(DIRECTIVE) Will you quote precisely the lines that run from the top of the material below to the line containing "0.75, 0.635, 0.52];", both ends included?

(DATA EXCERPT)
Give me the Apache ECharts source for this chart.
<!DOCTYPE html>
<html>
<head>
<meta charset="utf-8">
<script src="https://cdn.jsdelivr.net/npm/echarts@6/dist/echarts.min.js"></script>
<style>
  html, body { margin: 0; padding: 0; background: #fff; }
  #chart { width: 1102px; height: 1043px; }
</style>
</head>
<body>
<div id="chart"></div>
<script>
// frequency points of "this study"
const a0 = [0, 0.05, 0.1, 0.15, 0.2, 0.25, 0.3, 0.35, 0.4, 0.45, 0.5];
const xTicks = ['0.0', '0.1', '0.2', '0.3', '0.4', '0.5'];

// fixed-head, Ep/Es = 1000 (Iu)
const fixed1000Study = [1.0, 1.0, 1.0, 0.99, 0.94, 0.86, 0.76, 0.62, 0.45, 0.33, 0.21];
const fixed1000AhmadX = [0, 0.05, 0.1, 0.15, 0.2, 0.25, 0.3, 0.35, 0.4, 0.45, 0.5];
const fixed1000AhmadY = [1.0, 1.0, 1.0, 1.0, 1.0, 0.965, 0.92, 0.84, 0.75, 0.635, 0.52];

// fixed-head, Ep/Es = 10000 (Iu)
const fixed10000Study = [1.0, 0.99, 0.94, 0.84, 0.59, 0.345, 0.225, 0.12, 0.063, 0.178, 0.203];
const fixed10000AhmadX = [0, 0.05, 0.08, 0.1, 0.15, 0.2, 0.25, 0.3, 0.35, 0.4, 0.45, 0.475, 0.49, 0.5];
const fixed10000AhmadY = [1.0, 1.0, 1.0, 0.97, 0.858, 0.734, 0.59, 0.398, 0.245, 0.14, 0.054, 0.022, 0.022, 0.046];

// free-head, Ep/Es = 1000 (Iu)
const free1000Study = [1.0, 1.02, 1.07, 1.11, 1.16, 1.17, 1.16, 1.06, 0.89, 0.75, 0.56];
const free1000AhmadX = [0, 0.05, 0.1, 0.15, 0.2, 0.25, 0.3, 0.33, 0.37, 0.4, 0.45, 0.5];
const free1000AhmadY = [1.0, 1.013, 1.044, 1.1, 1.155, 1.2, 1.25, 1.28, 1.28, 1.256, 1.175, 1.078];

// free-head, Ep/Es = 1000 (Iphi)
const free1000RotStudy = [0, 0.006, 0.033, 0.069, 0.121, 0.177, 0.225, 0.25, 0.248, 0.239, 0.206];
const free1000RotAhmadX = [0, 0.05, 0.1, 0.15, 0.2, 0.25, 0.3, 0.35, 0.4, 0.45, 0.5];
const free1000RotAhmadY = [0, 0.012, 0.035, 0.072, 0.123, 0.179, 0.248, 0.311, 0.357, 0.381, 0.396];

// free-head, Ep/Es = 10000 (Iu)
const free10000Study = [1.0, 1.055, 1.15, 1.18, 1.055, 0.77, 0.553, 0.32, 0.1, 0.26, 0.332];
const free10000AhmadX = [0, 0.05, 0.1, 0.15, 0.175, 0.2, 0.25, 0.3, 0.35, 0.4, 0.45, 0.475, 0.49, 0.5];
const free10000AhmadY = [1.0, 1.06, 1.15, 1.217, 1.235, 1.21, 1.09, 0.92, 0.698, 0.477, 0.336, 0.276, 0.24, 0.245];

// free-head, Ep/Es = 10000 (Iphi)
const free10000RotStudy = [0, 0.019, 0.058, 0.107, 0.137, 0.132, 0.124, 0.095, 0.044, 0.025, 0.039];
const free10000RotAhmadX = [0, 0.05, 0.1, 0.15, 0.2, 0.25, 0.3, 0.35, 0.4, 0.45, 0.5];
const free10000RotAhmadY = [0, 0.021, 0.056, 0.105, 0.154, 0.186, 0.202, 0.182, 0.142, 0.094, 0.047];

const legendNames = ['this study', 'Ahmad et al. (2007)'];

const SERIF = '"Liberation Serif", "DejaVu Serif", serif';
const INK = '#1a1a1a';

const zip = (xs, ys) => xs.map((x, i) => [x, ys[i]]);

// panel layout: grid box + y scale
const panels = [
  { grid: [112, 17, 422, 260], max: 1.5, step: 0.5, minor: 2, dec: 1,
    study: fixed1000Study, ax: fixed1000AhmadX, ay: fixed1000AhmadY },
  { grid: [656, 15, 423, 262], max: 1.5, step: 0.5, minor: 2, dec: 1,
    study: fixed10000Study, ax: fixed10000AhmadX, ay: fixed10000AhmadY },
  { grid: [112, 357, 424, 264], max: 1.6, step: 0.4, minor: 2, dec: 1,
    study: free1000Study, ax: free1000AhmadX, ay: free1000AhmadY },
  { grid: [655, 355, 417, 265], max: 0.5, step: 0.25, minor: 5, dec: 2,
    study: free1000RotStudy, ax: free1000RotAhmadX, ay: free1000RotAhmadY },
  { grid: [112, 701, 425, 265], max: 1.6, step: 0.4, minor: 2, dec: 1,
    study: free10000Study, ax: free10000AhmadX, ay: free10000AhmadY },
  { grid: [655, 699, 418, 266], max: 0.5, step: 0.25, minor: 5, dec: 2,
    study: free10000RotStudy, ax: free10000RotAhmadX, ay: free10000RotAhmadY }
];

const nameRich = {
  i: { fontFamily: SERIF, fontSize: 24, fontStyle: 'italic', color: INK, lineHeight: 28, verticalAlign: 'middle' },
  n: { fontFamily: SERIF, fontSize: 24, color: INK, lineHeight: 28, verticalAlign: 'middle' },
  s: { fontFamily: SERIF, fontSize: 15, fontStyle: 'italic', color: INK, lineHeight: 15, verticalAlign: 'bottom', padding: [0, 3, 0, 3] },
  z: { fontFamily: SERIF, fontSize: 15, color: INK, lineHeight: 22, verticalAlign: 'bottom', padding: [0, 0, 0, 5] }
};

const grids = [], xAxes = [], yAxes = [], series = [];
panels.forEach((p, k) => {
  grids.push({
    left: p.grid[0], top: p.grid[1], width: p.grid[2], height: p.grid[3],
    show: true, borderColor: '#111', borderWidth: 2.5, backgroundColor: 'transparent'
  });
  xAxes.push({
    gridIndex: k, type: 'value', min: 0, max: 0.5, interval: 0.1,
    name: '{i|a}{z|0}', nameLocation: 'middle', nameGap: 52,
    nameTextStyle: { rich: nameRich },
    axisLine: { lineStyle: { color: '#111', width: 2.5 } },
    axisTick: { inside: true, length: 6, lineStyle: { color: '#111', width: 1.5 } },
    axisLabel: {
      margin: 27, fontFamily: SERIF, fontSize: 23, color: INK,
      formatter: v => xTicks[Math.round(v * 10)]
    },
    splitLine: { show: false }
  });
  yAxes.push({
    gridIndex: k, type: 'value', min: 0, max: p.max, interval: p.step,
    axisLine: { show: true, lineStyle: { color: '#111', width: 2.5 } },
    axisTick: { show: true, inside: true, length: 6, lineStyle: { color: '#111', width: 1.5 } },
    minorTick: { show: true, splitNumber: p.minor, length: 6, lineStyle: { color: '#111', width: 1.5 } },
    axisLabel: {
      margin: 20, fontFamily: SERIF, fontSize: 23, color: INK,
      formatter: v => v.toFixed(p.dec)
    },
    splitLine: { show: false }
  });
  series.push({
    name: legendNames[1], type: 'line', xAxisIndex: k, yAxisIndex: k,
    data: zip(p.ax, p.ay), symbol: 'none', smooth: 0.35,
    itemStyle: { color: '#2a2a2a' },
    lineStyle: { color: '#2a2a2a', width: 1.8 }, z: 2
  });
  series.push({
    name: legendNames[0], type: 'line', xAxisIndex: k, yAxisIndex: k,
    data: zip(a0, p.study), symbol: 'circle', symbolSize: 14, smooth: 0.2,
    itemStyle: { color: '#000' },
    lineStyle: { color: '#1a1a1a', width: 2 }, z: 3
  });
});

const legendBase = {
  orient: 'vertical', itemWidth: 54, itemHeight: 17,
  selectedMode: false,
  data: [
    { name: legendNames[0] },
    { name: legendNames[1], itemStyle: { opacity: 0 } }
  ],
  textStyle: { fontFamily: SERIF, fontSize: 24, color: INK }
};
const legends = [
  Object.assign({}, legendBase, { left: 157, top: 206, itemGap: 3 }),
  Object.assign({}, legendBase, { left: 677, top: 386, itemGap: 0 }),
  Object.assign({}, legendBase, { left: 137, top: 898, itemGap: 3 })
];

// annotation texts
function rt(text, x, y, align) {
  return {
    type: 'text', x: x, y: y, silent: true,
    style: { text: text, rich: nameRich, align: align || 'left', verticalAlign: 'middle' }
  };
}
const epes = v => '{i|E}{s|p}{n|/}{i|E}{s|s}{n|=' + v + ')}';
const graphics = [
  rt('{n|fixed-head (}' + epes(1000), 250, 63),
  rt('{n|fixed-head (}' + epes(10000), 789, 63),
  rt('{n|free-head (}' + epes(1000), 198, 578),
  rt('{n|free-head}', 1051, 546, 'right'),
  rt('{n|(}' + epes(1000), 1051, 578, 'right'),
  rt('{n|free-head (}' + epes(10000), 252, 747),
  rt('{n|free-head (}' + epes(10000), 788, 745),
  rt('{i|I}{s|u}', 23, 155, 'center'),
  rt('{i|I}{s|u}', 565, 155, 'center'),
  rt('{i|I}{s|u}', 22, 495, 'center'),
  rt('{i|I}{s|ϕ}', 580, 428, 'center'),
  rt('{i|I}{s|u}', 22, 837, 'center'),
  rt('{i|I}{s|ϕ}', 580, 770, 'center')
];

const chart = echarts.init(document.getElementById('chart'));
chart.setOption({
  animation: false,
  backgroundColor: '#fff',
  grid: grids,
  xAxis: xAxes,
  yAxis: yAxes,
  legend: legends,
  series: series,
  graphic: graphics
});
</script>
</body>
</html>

(TASK RESPONSE)
Give me the Apache ECharts source for this chart.
<!DOCTYPE html>
<html>
<head>
<meta charset="utf-8">
<script src="https://cdn.jsdelivr.net/npm/echarts@6/dist/echarts.min.js"></script>
<style>
  html, body { margin: 0; padding: 0; background: #fff; }
  #chart { width: 1102px; height: 1043px; }
</style>
</head>
<body>
<div id="chart"></div>
<script>
// frequency points of "this study"
const a0 = [0, 0.05, 0.1, 0.15, 0.2, 0.25, 0.3, 0.35, 0.4, 0.45, 0.5];
const xTicks = ['0.0', '0.1', '0.2', '0.3', '0.4', '0.5'];

// fixed-head, Ep/Es = 1000 (Iu)
const fixed1000Study = [1.0, 1.0, 1.0, 0.99, 0.94, 0.86, 0.76, 0.62, 0.45, 0.33, 0.21];
const fixed1000AhmadX = [0, 0.05, 0.1, 0.15, 0.2, 0.25, 0.3, 0.35, 0.4, 0.45, 0.5];
const fixed1000AhmadY = [1.0, 1.0, 1.0, 1.0, 1.0, 0.965, 0.92, 0.84, 0.75, 0.635, 0.52];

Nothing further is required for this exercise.